Record extracts >>
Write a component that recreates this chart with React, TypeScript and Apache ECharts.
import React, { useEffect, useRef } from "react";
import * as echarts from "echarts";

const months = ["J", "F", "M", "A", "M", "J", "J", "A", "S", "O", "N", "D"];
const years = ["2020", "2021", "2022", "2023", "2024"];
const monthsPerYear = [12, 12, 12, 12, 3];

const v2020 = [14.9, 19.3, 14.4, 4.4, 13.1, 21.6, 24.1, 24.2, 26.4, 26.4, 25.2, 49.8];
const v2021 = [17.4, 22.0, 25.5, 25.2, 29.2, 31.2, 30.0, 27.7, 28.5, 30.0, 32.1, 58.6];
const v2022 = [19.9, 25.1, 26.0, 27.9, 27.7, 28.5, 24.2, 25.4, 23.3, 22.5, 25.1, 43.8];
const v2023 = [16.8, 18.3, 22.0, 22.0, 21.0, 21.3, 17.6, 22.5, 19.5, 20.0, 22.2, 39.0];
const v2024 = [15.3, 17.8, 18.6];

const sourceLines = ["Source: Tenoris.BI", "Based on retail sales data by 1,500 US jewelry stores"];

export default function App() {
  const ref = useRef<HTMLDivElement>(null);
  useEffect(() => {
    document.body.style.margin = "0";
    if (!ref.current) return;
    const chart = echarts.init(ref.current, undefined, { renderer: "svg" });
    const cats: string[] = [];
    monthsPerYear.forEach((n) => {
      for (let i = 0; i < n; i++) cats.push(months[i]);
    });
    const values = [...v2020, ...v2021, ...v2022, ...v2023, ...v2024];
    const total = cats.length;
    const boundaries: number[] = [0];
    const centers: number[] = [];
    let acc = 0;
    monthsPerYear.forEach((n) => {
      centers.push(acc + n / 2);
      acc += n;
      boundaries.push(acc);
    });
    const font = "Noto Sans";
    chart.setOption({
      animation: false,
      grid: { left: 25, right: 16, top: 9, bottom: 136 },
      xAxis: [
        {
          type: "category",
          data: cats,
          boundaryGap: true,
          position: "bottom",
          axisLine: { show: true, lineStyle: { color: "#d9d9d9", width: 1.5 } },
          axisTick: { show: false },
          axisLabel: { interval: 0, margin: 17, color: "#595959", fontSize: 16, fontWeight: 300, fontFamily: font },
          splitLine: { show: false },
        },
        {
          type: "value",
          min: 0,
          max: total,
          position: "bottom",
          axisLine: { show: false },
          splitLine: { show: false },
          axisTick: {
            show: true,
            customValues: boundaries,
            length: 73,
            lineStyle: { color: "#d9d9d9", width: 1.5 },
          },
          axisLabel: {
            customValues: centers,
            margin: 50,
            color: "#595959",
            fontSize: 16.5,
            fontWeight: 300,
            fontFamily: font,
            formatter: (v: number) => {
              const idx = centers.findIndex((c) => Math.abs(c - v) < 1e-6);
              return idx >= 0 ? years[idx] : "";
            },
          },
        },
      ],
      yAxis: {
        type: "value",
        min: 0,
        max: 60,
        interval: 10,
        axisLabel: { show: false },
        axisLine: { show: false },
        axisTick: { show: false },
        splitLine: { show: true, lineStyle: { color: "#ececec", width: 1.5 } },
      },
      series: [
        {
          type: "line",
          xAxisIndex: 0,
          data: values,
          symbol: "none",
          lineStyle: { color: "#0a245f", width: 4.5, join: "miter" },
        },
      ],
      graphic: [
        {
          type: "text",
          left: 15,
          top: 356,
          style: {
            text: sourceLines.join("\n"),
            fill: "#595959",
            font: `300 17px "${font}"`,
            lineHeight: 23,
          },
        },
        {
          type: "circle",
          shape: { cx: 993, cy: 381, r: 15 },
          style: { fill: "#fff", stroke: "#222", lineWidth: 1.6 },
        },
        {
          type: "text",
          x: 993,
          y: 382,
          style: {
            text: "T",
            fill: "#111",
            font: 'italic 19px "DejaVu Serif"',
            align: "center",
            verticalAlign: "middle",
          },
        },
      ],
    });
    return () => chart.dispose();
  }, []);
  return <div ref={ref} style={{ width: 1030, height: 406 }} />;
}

--

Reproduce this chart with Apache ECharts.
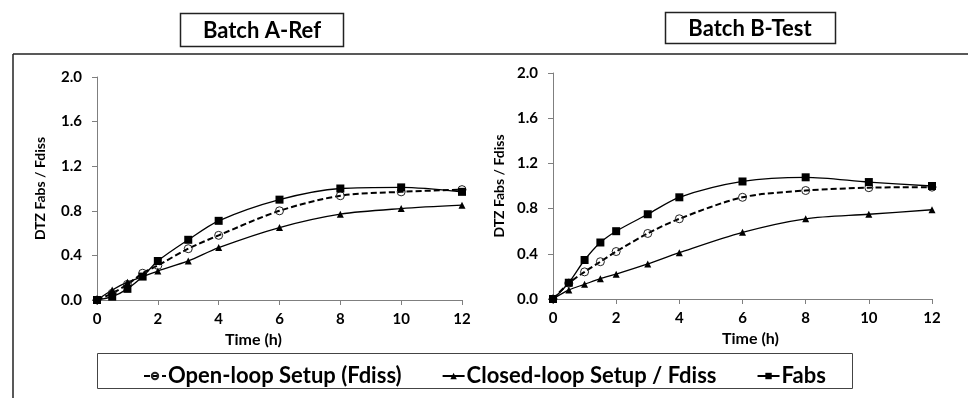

Objective >>
Spot every line that holds "React" and copy it.

Finished answer >>
Write a component that recreates this chart with React, TypeScript and Apache ECharts.
import React, { useEffect, useRef } from "react";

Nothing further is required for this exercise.